Milpamérica, a rede social para tornar visíveis os direitos indígenas e afrodescendentes
Defensores territoriais de diversos povos indígenas criam um espaço virtual livre de “racismo e discursos neoliberais”.
Com a recente nomeação de Elon Musk, dono da X, para o cargo de Chefe do Departamento de Eficiência Governamental do presidente dos Estados Unidos, Donald Trump, mulheres indígenas defensoras do território criaram sua própria rede social para organizar ações climáticas na região mesoamericana, como alternativa ao Facebook, Instagram e outras plataformas tradicionais. Milpamérica é descrita como um espaço para semear novos futuros.
A plataforma oferece um repositório de conhecimento que conecta povos em resistência e preserva narrativas ancestrais. É um território digital dedicado a quem defende a terra, luta pela justiça climática, pela diáspora e por dissidentes que protegem a mãe terra.

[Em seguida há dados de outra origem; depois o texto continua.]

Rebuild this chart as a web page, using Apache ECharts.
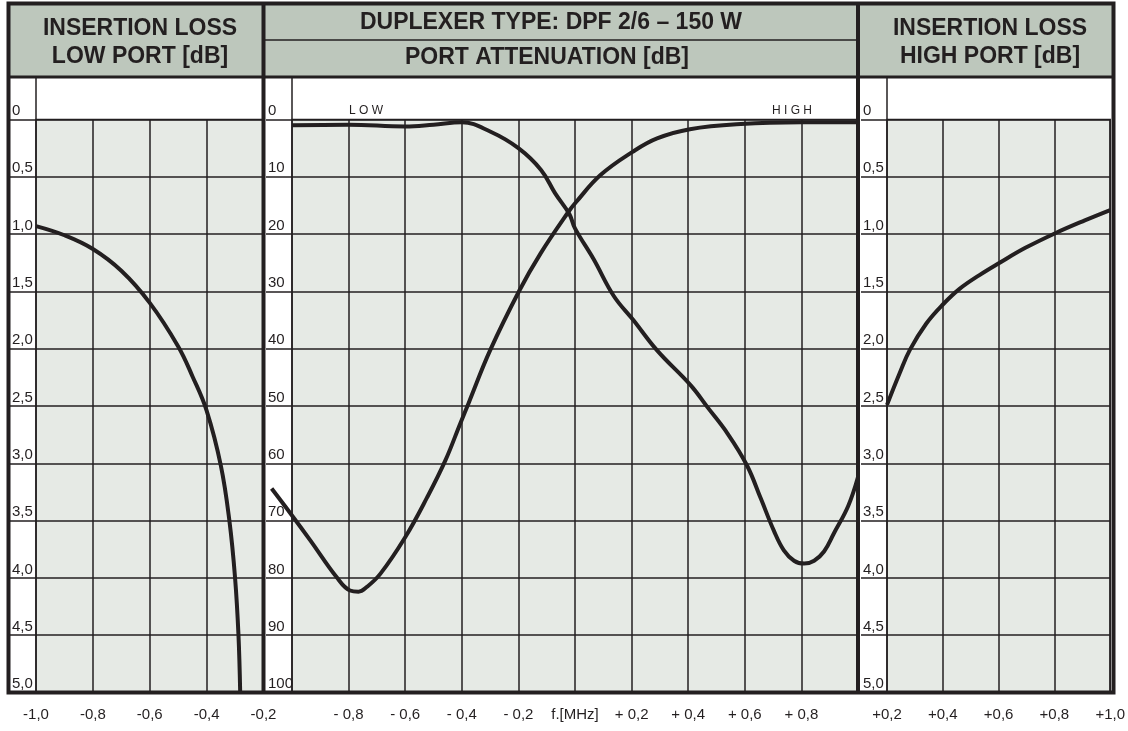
<!DOCTYPE html>
<html>
<head>
<meta charset="utf-8">
<title>Duplexer DPF 2/6 - 150 W</title>
<script src="https://cdn.jsdelivr.net/npm/echarts@6.0.0/dist/echarts.min.js"></script>
<style>
  html, body { margin: 0; padding: 0; background: #fff; }
  #chart { width: 1128px; height: 731px; }
</style>
</head>
<body>
<div id="chart"></div>
<script>
// frequency offset in MHz, level in dB
var lowLossFreq = [-1.0, -0.9, -0.8, -0.7, -0.6, -0.5, -0.45, -0.4, -0.35, -0.32, -0.30, -0.288, -0.282]
var lowLossDb = [0.93, 1.01, 1.13, 1.32, 1.6, 1.98, 2.24, 2.54, 3.02, 3.5, 4.0, 4.5, 5.0]

var lowAttFreq = [-1.0, -0.8, -0.6, -0.5, -0.4, -0.3, -0.2, -0.12, -0.07, -0.02, 0.0, 0.066, 0.137, 0.206, 0.29, 0.409, 0.468, 0.539, 0.607, 0.657, 0.703, 0.738, 0.774, 0.81, 0.845, 0.88, 0.915, 0.965, 1.0]
var lowAttDb = [1.0, 0.9, 1.2, 0.9, 0.5, 2.1, 5.0, 8.8, 12.9, 16.5, 19.0, 24.4, 30.8, 35.0, 40.3, 46.4, 50.2, 54.8, 60.3, 66.2, 71.8, 75.2, 77.0, 77.5, 77.0, 75.4, 72.2, 67.5, 62.4]

// the high curve starts a little left of -1,0 (over the label column)
var highAttFreq = [-1.072, -1.0, -0.936, -0.842, -0.795, -0.765, -0.736, -0.688, -0.6, -0.523, -0.458, -0.405, -0.376, -0.3, -0.196, -0.122, -0.023, 0.004, 0.09, 0.205, 0.29, 0.406, 0.586, 0.8, 1.0]
var highAttDb = [64.4, 69.1, 73.4, 79.9, 82.2, 82.4, 81.6, 79.3, 72.9, 66.0, 59.5, 53.0, 49.5, 40.3, 29.8, 23.4, 16.1, 14.4, 9.7, 5.6, 3.3, 1.7, 0.8, 0.5, 0.5]

var highLossFreq = [0.2, 0.246, 0.282, 0.341, 0.402, 0.459, 0.53, 0.604, 0.696, 0.805, 0.909, 1.0]
var highLossDb = [2.49, 2.21, 2.01, 1.78, 1.61, 1.48, 1.36, 1.25, 1.12, 0.99, 0.88, 0.79]

var headerTitles = ['INSERTION LOSS', 'LOW PORT [dB]', 'DUPLEXER TYPE: DPF 2/6 \u2013 150 W', 'PORT ATTENUATION [dB]', 'INSERTION LOSS', 'HIGH PORT [dB]']

var ink = '#231f20'
var headBg = '#bdc7bc'
var paper = '#e6eae5'
var labelFont = 'Liberation Sans'

function zip(xs, ys) {
    return xs.map(function (x, i) { return [x, ys[i]] })
}

function comma(v) {
    return Math.abs(v).toFixed(1).replace('.', ',')
}

function lossLabel(v) {
    return v === 0 ? '0' : comma(v)
}

var gridTop = 119.5
var gridH = 573
var midLeft = 292, midWidth = 566, midColLeft = 266
var grids = [
    {left: 36, top: gridTop, width: 227.5, height: gridH},
    {left: midLeft, top: gridTop, width: midWidth, height: gridH},
    {left: 887, top: gridTop, width: 226, height: gridH}
]
// hidden overlay for the middle panel, widened over its label column
var overlayMin = -1 - (midLeft - midColLeft) / (midWidth / 2)

function xAxisFor(idx, min, max, formatter) {
    return {
        gridIndex: idx, type: 'value', min: min, max: max, interval: 0.2,
        axisLine: {show: false, onZero: false}, axisTick: {show: false},
        axisLabel: {margin: 15, fontSize: 15, color: ink, fontFamily: labelFont, formatter: formatter},
        splitLine: {show: true, lineStyle: {color: ink, width: 1.5}}
    }
}

function yAxisFor(idx, max, interval, formatter) {
    return {
        gridIndex: idx, type: 'value', inverse: true, min: 0, max: max, interval: interval,
        axisLine: {show: false, onZero: false},
        axisTick: {show: true, length: 26, lineStyle: {color: ink, width: 1.5}},
        axisLabel: {margin: 24, align: 'left', verticalAlign: 'bottom', padding: [0, 0, 1, 0],
            fontSize: 15, color: ink, fontFamily: labelFont, formatter: formatter},
        splitLine: {show: true, lineStyle: {color: ink, width: 1.5}}
    }
}

function curve(xi, data) {
    return {
        type: 'line', xAxisIndex: xi, yAxisIndex: xi, data: data,
        symbol: 'none', smooth: 0.4,
        lineStyle: {color: ink, width: 4}, z: 5
    }
}

function hLine(x1, x2, y, w) {
    return {type: 'line', shape: {x1: x1, y1: y, x2: x2, y2: y}, style: {stroke: ink, lineWidth: w}, z: 100}
}
function vLine(x, y1, y2, w) {
    return {type: 'line', shape: {x1: x, y1: y1, x2: x, y2: y2}, style: {stroke: ink, lineWidth: w}, z: 100}
}
function title(text, x, y) {
    return {type: 'text', x: x, y: y, z: 101,
        style: {text: text, fill: ink, font: 'bold 23px "Liberation Sans", Arial, sans-serif', align: 'center', verticalAlign: 'middle'}}
}

// sheet frame
var frameL = 8.5, frameR = 1113.5, frameT = 3.5, frameB = 692.5
var div1 = 263.5, div2 = 858, headBottom = 77

var option = {
    animation: false,
    backgroundColor: '#fff',
    grid: grids.map(function (g) {
        return Object.assign({show: true, backgroundColor: paper, borderColor: ink, borderWidth: 1.5}, g)
    }).concat([{left: midColLeft, top: gridTop, width: midWidth + midLeft - midColLeft, height: gridH}]),
    xAxis: [
        xAxisFor(0, -1.0, -0.2, function (v) { return '-' + comma(v) }),
        xAxisFor(1, -1.0, 1.0, function (v) {
            if (Math.abs(v) < 1e-6) return 'f.[MHz]'
            if (Math.abs(v) > 0.99) return ''
            return (v < 0 ? '- ' : '+ ') + comma(v)
        }),
        xAxisFor(2, 0.2, 1.0, function (v) { return '+' + comma(v) }),
        {gridIndex: 3, type: 'value', min: overlayMin, max: 1.0, show: false, splitLine: {show: false}}
    ],
    yAxis: [
        yAxisFor(0, 5, 0.5, lossLabel),
        yAxisFor(1, 100, 10, function (v) { return String(v) }),
        yAxisFor(2, 5, 0.5, lossLabel),
        {gridIndex: 3, type: 'value', inverse: true, min: 0, max: 100, show: false, splitLine: {show: false}}
    ],
    series: [
        curve(0, zip(lowLossFreq, lowLossDb)),
        curve(1, zip(lowAttFreq, lowAttDb)),
        curve(3, zip(highAttFreq, highAttDb)),
        curve(2, zip(highLossFreq, highLossDb))
    ],
    graphic: [
        {type: 'rect', shape: {x: frameL, y: frameT, width: frameR - frameL, height: headBottom - frameT}, style: {fill: headBg}, z: 99},
        hLine(div1, div2, 40, 1.5),
        hLine(frameL, frameR, headBottom, 3),
        vLine(36, headBottom, gridTop, 1.5),
        vLine(292, headBottom, gridTop, 1.5),
        vLine(887, headBottom, gridTop, 1.5),
        vLine(div1, frameT, frameB, 4),
        vLine(div2, frameT, frameB, 4),
        {type: 'rect', shape: {x: frameL, y: frameT, width: frameR - frameL, height: frameB - frameT},
            style: {fill: null, stroke: ink, lineWidth: 4}, z: 100},
        title(headerTitles[0], 140, 29),
        title(headerTitles[1], 140, 57),
        title(headerTitles[2], 551, 23),
        title(headerTitles[3], 547, 58),
        title(headerTitles[4], 990, 29),
        title(headerTitles[5], 990, 57),
        {type: 'text', x: 349, y: 117, z: 101,
            style: {text: 'L O W', fill: ink, font: '12px "Liberation Sans", sans-serif', verticalAlign: 'bottom'}},
        {type: 'text', x: 772, y: 117, z: 101,
            style: {text: 'H I G H', fill: ink, font: '12px "Liberation Sans", sans-serif', verticalAlign: 'bottom'}}
    ]
}

var chart = echarts.init(document.getElementById('chart'), null, {renderer: 'canvas'})
chart.setOption(option)
</script>
</body>
</html>
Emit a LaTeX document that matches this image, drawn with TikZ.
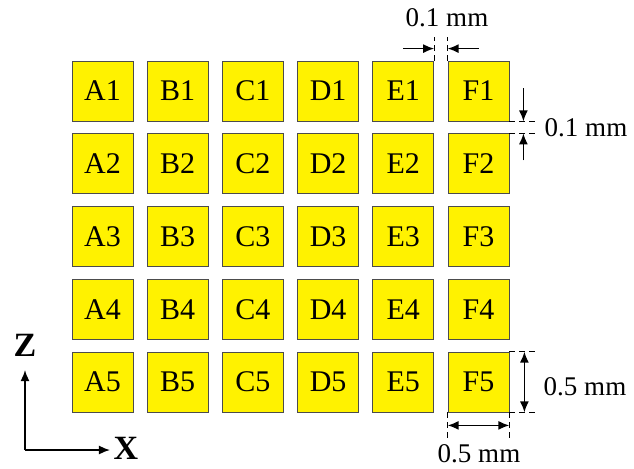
\documentclass[tikz,border=0pt]{standalone}
\usepackage{fontspec}
\setmainfont{Liberation Serif}
\usetikzlibrary{arrows.meta,calc}
\begin{document}
\begin{tikzpicture}[x=0.5pt,y=-0.5pt,>={Latex[length=5.5pt,width=4.5pt]},
 cell/.style={draw=black!70,fill=yellow,minimum width=30.5pt,minimum height=30pt,inner sep=0pt,font=\fontsize{15}{15}\selectfont},
 dim/.style={font=\fontsize{13.5}{14}\selectfont,inner sep=1pt},
 ext/.style={densely dashed,line width=0.6pt},
 arr/.style={line width=0.8pt}]
\useasboundingbox (0,0) rectangle (634,468);
\foreach \c [count=\i from 0] in {A,B,C,D,E,F}
 \foreach \r in {1,...,5}
  \node[cell] (\c\r) at (102.5+75.2*\i,91+72.75*\r-72.75) {\c\r};
% gap between columns
\coordinate (gapL) at ($(E1.north east)+(0,-24)$);\coordinate (gapR) at ($(F1.north west)+(0,-24)$);
\coordinate (gapLa) at ($(E1.north east)+(-31,-12)$);\coordinate (gapLb) at ($(E1.north east)+(0,-12)$);
\coordinate (gapRa) at ($(F1.north west)+(31,-12)$);\coordinate (gapRb) at ($(F1.north west)+(0,-12)$);
\draw[ext] (E1.north east)--(gapL); \draw[ext] (F1.north west)--(gapR);
\draw[->,arr] (gapLa)--(gapLb); \draw[->,arr] (gapRa)--(gapRb);
\node[dim] (gapX) at (447,18) {0.1 mm};
% gap between rows
\coordinate (gapT) at ($(F1.south east)+(26,0)$);\coordinate (gapB) at ($(F2.north east)+(26,0)$);
\coordinate (gapTa) at ($(F1.south east)+(14,-33)$);\coordinate (gapTb) at ($(F1.south east)+(14,0)$);
\coordinate (gapBa) at ($(F2.north east)+(14,27)$);\coordinate (gapBb) at ($(F2.north east)+(14,0)$);
\draw[ext] (F1.south east)--(gapT); \draw[ext] (F2.north east)--(gapB);
\draw[->,arr] (gapTa)--(gapTb); \draw[->,arr] (gapBa)--(gapBb);
\node[dim] (gapZ) at (586,128) {0.1 mm};
% cell size
\coordinate (hT) at ($(F5.north east)+(28,0)$);\coordinate (hB) at ($(F5.south east)+(28,0)$);
\coordinate (hTa) at ($(F5.north east)+(15,0)$);\coordinate (hBa) at ($(F5.south east)+(15,0)$);
\draw[ext] (F5.north east)--(hT); \draw[ext] (F5.south east)--(hB);
\draw[<->,arr] (hTa)--(hBa);
\node[dim] (hZ) at (585,387) {0.5 mm};
\coordinate (wL) at ($(F5.south west)+(0,28)$);\coordinate (wR) at ($(F5.south east)+(0,28)$);
\coordinate (wLa) at ($(F5.south west)+(0,13)$);\coordinate (wRa) at ($(F5.south east)+(0,13)$);
\draw[ext] (F5.south west)--(wL); \draw[ext] (F5.south east)--(wR);
\draw[<->,arr] (wLa)--(wRa);
\node[dim] (wX) at (479,454) {0.5 mm};
% axes
\coordinate (O) at (25,450);\coordinate (Zt) at (25,370);\coordinate (Xt) at (110,450);
\draw[->,arr] (O)--(Zt); \draw[->,arr] (O)--(Xt);
\node[font=\fontsize{17}{17}\selectfont\bfseries] (Z) at (25,345) {Z};
\node[font=\fontsize{17}{17}\selectfont\bfseries] (X) at (126,448) {X};
\end{tikzpicture}
\end{document}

Essa iniciativa surgiu de mais de 25 defensores do território, pertencentes a diversos povos indígenas do México, Guatemala, Honduras, El Salvador e Costa Rica, que participaram do laboratório “Milpamérica Resiste”, coordenado pelo coletivo Hackeo Cultural.
“Na Declaração Milpamérica, chamamo-nos soluções vivas para a crise climática. Somos povos, coletivos e indivíduos que curam corpos, territórios e espíritos em tempos de ecocídio e genocídio”, afirma um trecho do manifesto no site oficial.
Tecnologia ancestral para hackear o algoritmo
“Os algoritmos nos deixam de fora. Não estamos na conversa sobre mudanças climáticas ou meio ambiente, e redes sociais como X ou Instagram estão repletas de mensagens de ódio”, explica Andrea Ixchiú, ativista maia quiché da Guatemala exilada no México, e coordenadora da organização Hackeo Cultural, sobre a origem do projeto.
Mas o que torna essa plataforma diferente? Para Ixchiú, “o que é inovador é o modelo de governança baseado em assembleias”. Além disso, o código aberto da plataforma permite adicionar novas funcionalidades, com foco na conectividade em vez do lucro. “É totalmente auditável por uma equipe horizontal”, explica ela ao jornal El País da Espanha.
“Há agendas corporativas que investem milhões para espalhar ódio em outras redes sociais. São mestres absolutos em discursos de segregação. Isso fica evidente, especialmente em períodos eleitorais”, critica Ixchiú. “Por isso o extrativismo, a grilagem de terras e os genocídios avançam rapidamente. Nós, os povos, não temos espaço nesses ambientes.”
Como parte dos resultados do projeto, a campanha “Milpamérica: Sembranza y Futuros” convida crianças e jovens a recuperar conhecimentos ancestrais, considerados soluções vivas para a crise climática.
Segundo um relatório do relator especial das Nações Unidas para questões de minorias, Nicolas Levrat, 70% das vítimas de crimes ou discursos de ódio nas redes sociais pertencem a minorias. O mesmo relatório aponta que grupos minoritários, como povos indígenas ou pessoas de ascendência africana, também são mais afetados por restrições ou exclusões impostas pelos sistemas de moderação de conteúdo. Essa tendência, segundo especialistas, foi agravada durante a pandemia de COVID-19, impulsionada por grupos extremistas e figuras populistas que promovem narrativas de ódio, desinformação e teorias da conspiração.
Regras e coexistência
As regras do Milpamérica.org são simples e claras: a rede social é um território livre de violência, onde não são permitidas “expressões racistas, classistas, sexistas ou qualquer outro tipo de comportamento que viole pessoas, povos ou a mãe terra”. Trata-se de um servidor autônomo, gerido de forma cooperativa, que “não rouba nem vende suas informações a terceiros”. Além disso, é um espaço que convida à organização, à defesa dos territórios, dos corpos e espíritos, e ao reflorestamento dos corações, como diz o manifesto.
A plataforma permite upload de fotos e vídeos, oferece suporte tecnológico, mas não possui o recurso de stories (conteúdo que desaparece após 24 horas). Também é possível criar contas pessoais, seguir outras pessoas e utilizar filtros. “É uma rede social como qualquer outra, mas sem todas as coisas ruins”, afirma a ativista guatemalteca.
“Há muitas pessoas como nós que querem se conectar com outros povos”, explica Ixchiú, destacando o entusiasmo pela existência de alternativas digitais.
“Participam muitos defensores, do México à Costa Rica, e há um grande intercâmbio de conhecimentos. As redes sociais estão mudando, e há novas formas de usá-las, ou até mesmo de criá-las”, conclui a ativista.